Favourite Worst Nightmare
April 23rd, 2007
Although not exactly reinventing the wheel, "Favourite Worst Nightmare" showcased that the Arctic Monkeys were evolving as musicians without completely tearing up the blueprint that made them an instant global sensation. The catchy guitar hooks and toe-tapping baselines were still evident in tracks like "Teddy Picker" and "Fluorescent Adolescent". But there was also evidence of a band willing to experiment with their sound in tracks like "Only One Who Knows" and the excellent "505".
Starting off with with a haunting organ accompanying Turner's somber delivery, this introspective track about longing for a distant lover sounds strikingly different from everything released by the band to this point. The tension slowly builds as sparse guitar chords are left to hang throughout the song, before being joined by a pulsating, if not restrained, rhythm section. The crescendo suddenly erupts as the sense of built-up frustration simmering underneath the surface throughout the track is released with Turner's heart-aching vocals perfectly capturing the angst of the moment. Additionally, the eerie guitar during the outro played by future Last of The Shadow Puppets bandmate, Miles Kane, leaves you with a feeling of excitement that this band is only scratching the surface of their potential.
"The Jeweller's Hands"
August 19th, 2009
After a meteoric rise, the band took a much-needed hiatus and returned with the criminally underrated Humbug.

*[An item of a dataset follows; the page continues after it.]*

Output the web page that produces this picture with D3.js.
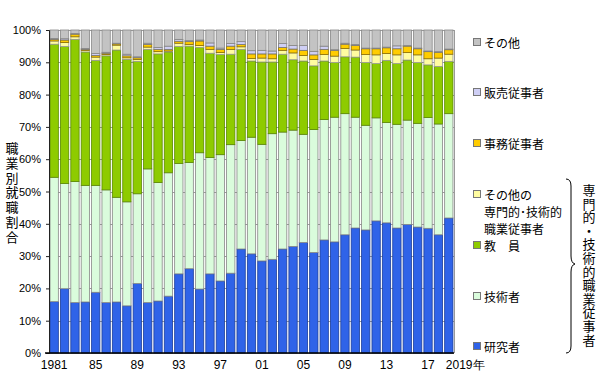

This time they worked not only with previous producer, Simian Mobile Disco's James Ford, but teamed up with Queens of the Stone Age frontman, Josh Homme. Homme's fingerprints can be felt throughout the record, to the point where it could very much be mistaken for the demonic love child of the two bands. Nowhere is this more evident than in the final track "The Jeweller's Hands."
With its menacing opening, conjuring up images of a demonic carnival, this is a hauntingly beautiful melodic track. Slowly building steam into a sinisterly sounding mantra accompanied by wailing guitars, it swirls around like a tortured soul. Like so much of this album, this is a song that needs to be listened to repeatedly to truly be appreciated. "The Jeweller's Hands" lays an important foundation for the albums to come.
Suck It And See
June 6th, 2011
Learning from the lessons of their previous album, the band set out to release a simpler and more accessible record than the darker and heavily overdubbed Humbug. A collection of catchier, straightforward rock songs that never set out to overstay their welcome, "Reckless Serenade" is the epitome of this approach.
Starting off with a cheerfully chunky bassline and pulsating drumbeat, this track creates a warm and fuzzy feeling that's in direct contrast to some of the more aggressive, in your face tracks of previous outings. The real star of this track is the sweeping guitar that seems to draw you in from every side, working in perfect tandem with Turner's understated vocals. And just as quickly as it began, it's over. Like so much of Suck It and See, this is a pleasant yet easily forgettable song, from an album that refuses to step on any toes.
9th, September 2013
AM can be considered the album that blooms from Humbugs seed. A true rock album that saw the band finally breakthrough into the U.S. off the back of singles "R U Mine", "Why'd You Only Call Me When You're High?" and "Do I Wanna Know?" But hidden amongst the brash, arrogant swagger of most of the album is the gently soulful "Mad Sounds."
From the warm opening guitar riff and delicate vocals, this track is happy to let itself build slowly. But it's when the organ thrusts itself to the forefront that the track delightfully morphs itself into a gospel gem complete with 'Ohhh la, la, la's' and all. A gorgeously intimate respite in an otherwise unapologetic, balls to the wall, rock album.
Tranquility Base Hotel & Casino
"She Looks Like Fun"
May 11th, 2018
It's a true testament to a band's artistic integrity that after they finally break through in the U.S. that their follow-up album would prove to be their most experimental and divisive to date. Tranquility Base Hotel & Casino is not a one and done listen, a mere collection of easily digestible singles. Instead, this truly is an album. A collection of unexpected moments that pull in various directions, yet manage to hold itself together with an effortlessly cool confidence.
Amongst all this head-turning madness, "She Looks Like Fun" stands out as one of the more interesting moments, giving itself a distinct flavor compared to the rest of the album. It's a storm amongst the calm with its grand (if not slightly chaotic) chorus of menacing Nick Cave-like vocals, that are juxtaposed beautifully by Turner's calm delivery throughout the verses and the majestically soaring guitar interlude. This is a song that will throw you to the floor, only to pick you up and apologize moments later. It is unstable, and yet more interesting for it, much like the rest of the album.